As we just discussed, embeddings can be the subgroups of a group, similarly, in graph theory embedding of a graph can be considered as a representation of a graph on a surface, where points of that surface are made up of vertices and arcs are made up of edges. By this, we can say that a graph embedding can have the following characteristics:
- The endpoints of the arc are associated with an edge.
- Edge is the points associated with the end vertices of that edge.
- Arc has no points that are associated with other vertices.
- Two arcs never intersect at a point that is associated with either of the arcs.
Embeddings can also be considered as a drawing of the graph on the surface where the surface is compact and connected by 2 manifolds. Also, one thing that is important about the graph is that ridges intersect only at their endpoints.
We can also say that we use graph embedding for finding the latent vector representation of the graph that captures the topology of the graph. Latent vector representation in a graph embedding includes vertex-vertex relationships, information of edges, etc. There can be two labels of embeddings in the graph:
- Vertex embeddings: Vector representation of vertices of the graph can be found in these embeddings. Comparison between vertices can be done by mapping these vectors in the space and the mapping we can find that the similar vertices of the graph are mapped closer than the other different vertices.
- Graph embeddings: Representation of the whole graph in the form of latent vectors can be found in these types of embeddings. For example, from a group of compound structures, we can extract similar compounds and types of compound structures in the group using these kinds of embeddings. We just need to map these structures in space and calculate the information.
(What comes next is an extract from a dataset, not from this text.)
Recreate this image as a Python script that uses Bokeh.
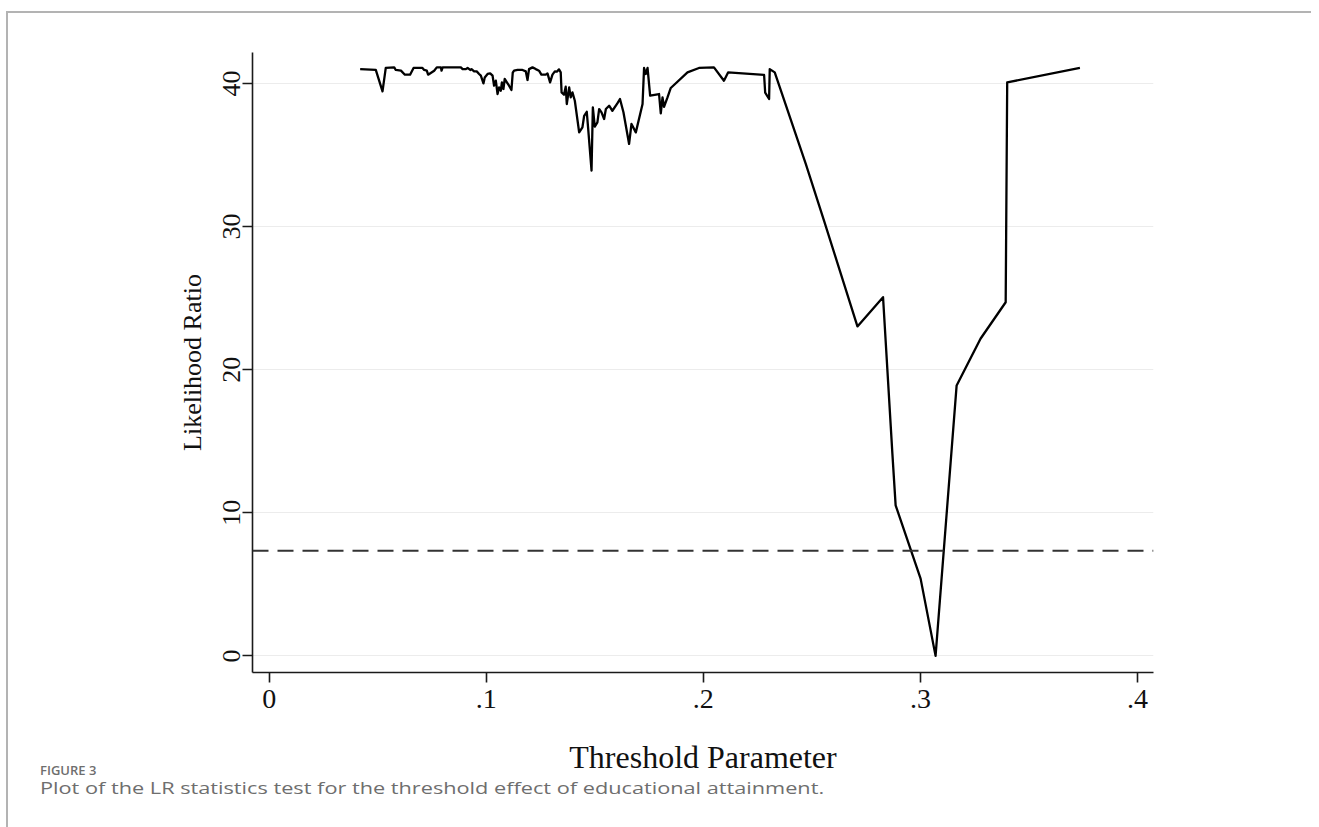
from bokeh.plotting import figure
from bokeh.models import Range1d, FixedTicker, Span, CustomJSTickFormatter, Div, Spacer
from bokeh.layouts import column
from bokeh.embed import file_html
from bokeh.resources import INLINE

# ---- data ----
threshold = [
    0.0419, 0.0491, 0.0522, 0.0537, 0.0576, 0.0583, 0.0607, 0.0625, 0.0649, 0.0665,
    0.0706, 0.0714, 0.0726, 0.0732, 0.0760, 0.0772, 0.0791, 0.0794, 0.0799, 0.0883,
    0.0891, 0.0906, 0.0914, 0.0926, 0.0932, 0.0944, 0.0956, 0.0967, 0.0975, 0.0987,
    0.0993, 0.1006, 0.1018, 0.1029, 0.1036, 0.1044, 0.1052, 0.1059, 0.1067, 0.1072,
    0.1079, 0.1085, 0.1095, 0.1105, 0.1116, 0.1122, 0.1128, 0.1144, 0.1167, 0.1182,
    0.1190, 0.1197, 0.1213, 0.1228, 0.1243, 0.1254, 0.1274, 0.1282, 0.1294, 0.1305,
    0.1316, 0.1325, 0.1335, 0.1343, 0.1347, 0.1358, 0.1366, 0.1371, 0.1382, 0.1389,
    0.1397, 0.1408, 0.1428, 0.1443, 0.1451, 0.1463, 0.1469, 0.1485, 0.1491, 0.1500,
    0.1512, 0.1520, 0.1531, 0.1543, 0.1551, 0.1566, 0.1581, 0.1604, 0.1616, 0.1632,
    0.1658, 0.1669, 0.1689, 0.1720, 0.1727, 0.1735, 0.1743, 0.1755, 0.1796, 0.1804,
    0.1812, 0.1819, 0.1835, 0.1850, 0.1927, 0.1980, 0.2049, 0.2095, 0.2114, 0.2280,
    0.2285, 0.2303, 0.2306, 0.2329, 0.2472, 0.2556, 0.2710, 0.2828, 0.2871, 0.2886,
    0.3001, 0.3070, 0.3167, 0.3277, 0.3393, 0.3400, 0.3735,
]
lr_stat = [
    41.00, 40.94, 39.44, 41.08, 41.12, 40.94, 40.89, 40.61, 40.61, 41.08,
    41.08, 40.94, 40.89, 40.61, 40.89, 41.12, 41.12, 40.89, 41.12, 41.12,
    41.00, 41.00, 41.08, 40.94, 41.00, 40.84, 40.84, 40.66, 40.54, 40.00,
    40.42, 40.66, 40.70, 40.54, 39.84, 40.19, 39.26, 39.72, 39.49, 40.07,
    39.61, 40.31, 40.07, 39.84, 39.54, 40.75, 40.89, 40.94, 40.94, 40.84,
    40.24, 41.00, 41.12, 41.00, 40.89, 40.61, 40.61, 40.70, 40.07, 40.61,
    40.84, 40.82, 40.98, 40.77, 39.37, 39.21, 39.77, 38.56, 39.72, 39.02,
    39.37, 38.79, 36.58, 36.93, 37.74, 38.02, 36.93, 33.91, 38.32, 36.98,
    37.28, 38.21, 37.98, 37.51, 38.21, 38.44, 38.09, 38.60, 38.91, 37.98,
    35.77, 37.17, 36.58, 38.56, 41.08, 40.66, 41.08, 39.14, 39.26, 37.91,
    39.02, 38.37, 39.02, 39.68, 40.77, 41.08, 41.12, 40.19, 40.77, 40.59,
    39.35, 38.91, 41.00, 40.77, 34.37, 30.42, 23.02, 25.06, 14.13, 10.52,
    5.40, 0.00, 18.90, 22.16, 24.71, 40.07, 41.08,
]
critical_value = 7.35

x_ticks = [0, 0.1, 0.2, 0.3, 0.4]
y_ticks = [0, 10, 20, 30, 40]
x_label = "Threshold Parameter"
y_label = "Likelihood Ratio"
fig_number = "FIGURE 3"
caption = "Plot of the LR statistics test for the threshold effect of educational attainment."

SERIF = "Liberation Serif"

p = figure(
    width=1303, height=784,
    x_range=Range1d(-0.0077, 0.4074), y_range=Range1d(-1.16, 42.16),
    output_backend="svg", toolbar_location=None,
    min_border_left=244, min_border_right=158, min_border_top=39, min_border_bottom=125,
)
p.margin = 0
p.outline_line_color = None
p.background_fill_color = "white"
p.border_fill_color = "white"

p.xgrid.visible = False
p.ygrid.ticker = FixedTicker(ticks=y_ticks)
p.ygrid.grid_line_color = "#ececec"
p.ygrid.grid_line_width = 1.2

for ax in (p.xaxis[0], p.yaxis[0]):
    ax.axis_line_color = "#1a1a1a"
    ax.axis_line_width = 1.6
    ax.major_tick_line_color = "#1a1a1a"
    ax.major_tick_line_width = 1.6
    ax.major_tick_in = 0
    ax.major_tick_out = 10
    ax.minor_tick_line_color = None
    ax.major_label_text_font = SERIF
    ax.major_label_text_color = "#111111"
    ax.axis_label_text_font = SERIF
    ax.axis_label_text_font_style = "normal"
    ax.axis_label_text_color = "#111111"

p.xaxis.ticker = FixedTicker(ticks=x_ticks)
p.xaxis.formatter = CustomJSTickFormatter(
    code="return tick == 0 ? '0' : tick.toFixed(1).replace(/^0/, '');")
p.xaxis.major_label_text_font_size = "28px"
p.xaxis.major_label_standoff = 7
p.xaxis.axis_label = x_label
p.xaxis.axis_label_text_font_size = "32px"
p.xaxis.axis_label_standoff = 28

p.yaxis.ticker = FixedTicker(ticks=y_ticks)
p.yaxis.major_label_orientation = "vertical"
p.yaxis.major_label_text_font_size = "26px"
p.yaxis.major_label_standoff = 2
p.yaxis.axis_label = y_label
p.yaxis.axis_label_text_font_size = "26px"
p.yaxis.axis_label_standoff = 14

p.line(threshold, lr_stat, line_color="black", line_width=2.3, line_join="round")
p.add_layout(Span(location=critical_value, dimension="width", line_color="#333333",
                  line_width=2, line_dash="16 9"))

fig_div = Div(
    text=fig_number, width=400, height=14, margin=(-34, 0, 0, 32),
    styles={"font-family": "'Open Sans'", "font-size": "13px", "font-weight": "600",
            "color": "#6e6e6e", "line-height": "14px", "white-space": "nowrap"},
)
cap_div = Div(
    text=caption, width=1100, height=18, margin=(2, 0, 0, 32),
    styles={"font-family": "'Open Sans'", "font-size": "15.5px", "font-weight": "400",
            "color": "#6e6e6e", "line-height": "18px", "white-space": "nowrap",
            "transform": "scaleX(1.40)", "transform-origin": "0 50%"},
)

layout = column(p, fig_div, cap_div, Spacer(height=40), spacing=0)
layout.margin = (11, 0, 0, 6)
layout.styles = {"border-top": "2px solid #b3b3b3", "border-left": "2px solid #b3b3b3"}

open("out.html", "w").write(file_html(layout, INLINE))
We can also understand the graph embedding using the following points:
- Graph embeddings are a type of data structure that is mainly used to compare the data structures (similar or not).
- We use it for compressing the complex and large graph data using the information in the vertices and edges and vertices around the main vertex.
- We use machine learning methods for calculating the graph embeddings.
- We can think of embeddings as a low-dimensional representation of the data in a vector space.
- it is a way to solve the fuzzy match problem using small codes and low maintenance.
The above image is a representation of graph factorization of karate graph embedding. As we have discussed, these embeddings are used to find the similarity between graphs. This similarity can be found using the nearness function. Let’s describe the nearness function.
Nearness function
Given two points in the space, we can calculate the distance between two points using the Euclidean distance formula as given below:
The above image represents the coordinates of two points in a two-dimensional space. In graph embedding, we use the same method for calculating the distance in a complex way where we may have complex dimensionality space. Finding the distance between embeddings causes the measure of similarity between embeddings.
Where did it all come from?
As far as we can see in the past we can find that the works related to the graph embeddings come from the world of natural language processing. Where in NLP by finding the distance between words or phrases researchers trained the network to perform various tasks. To understand the working of these embeddings we are required to understand how word2Vec works.
Let’s say we have words like man, woman, king, and queen and we mapped it in a two-dimensional map where the x-axis relates the words, man and woman. The Y-axis relates to the royalty state. In such a scenario the king will be close to the man and the prince will be close to the king in the royalty gender space.
The English language has almost 40,000 words and manually scoring these words is difficult so we use machine learning models to score them. We can train a network to calculate the embedding for each word. This is a general Word2Vec procedure. Using a knowledge graph we can create a pair-wise link between each word and every other word. Weights of the link can be considered as the distance of the word. This approach is a fast and easy way to calculate the similarity.
Advantages
As of now, we have seen what graph embedding is and what is the reason behind the origin of it. The advantages of graph embeddings are as follows:
- Choice of property: Forming a good graph embedding provides us with a good representation of nodes in the form of vectors. Also, it preserves the structure of graph data and the relationship between the nodes.
- Scalability: As we can see in recent times, the networks are complex and contain a huge number of nodes and edges. Embedding them provides a scalable property using which we can process large graphs. Using embedding we can easily define a scalable model that is aimed to preserve the whole properties of the network.
- Optimal dimensionality: Using it we can find optimal dimensions of the representation of the graph. The dimensionality of the embedding can be according to the application.
Application
The popular applications of graph embeddings are listed below:-
- It can be applied to recommendation systems that have interests in social networks. By extracting the vertex embeddings, we can find similar entities(persons) and recommend them to the same products.
- It is a better way to deal with adjacency matrices because a graph has an adjacency matrix where its dimension can be in millions and latent graph embedding dimensions are very less than the adjacency matrix. By using a product of adjacency and dimensions of latent embedding we can make the graph easy to process.
- One of the most common applications is in natural language processing. We can replace the Word2Vec procedures with the graph embeddings to maintain and increase the robustness of the models and procedures.
- Since it has the property of being compact we can use it for dimensionality reduction problems by converting the data into graphs and then graph embeddings.
- Vectorization of the graph data can be done. We mostly find this type of work on social networks. In which peoples in the network can be considered as vertices and edges representing the connection in the graph of the social network.
Final words
In this article, we have discussed graph embeddings where we got to know its advantages and its origin and how it works. Along with this, we have also gone through some of the applications of graph embeddings in machine learning procedures and social media.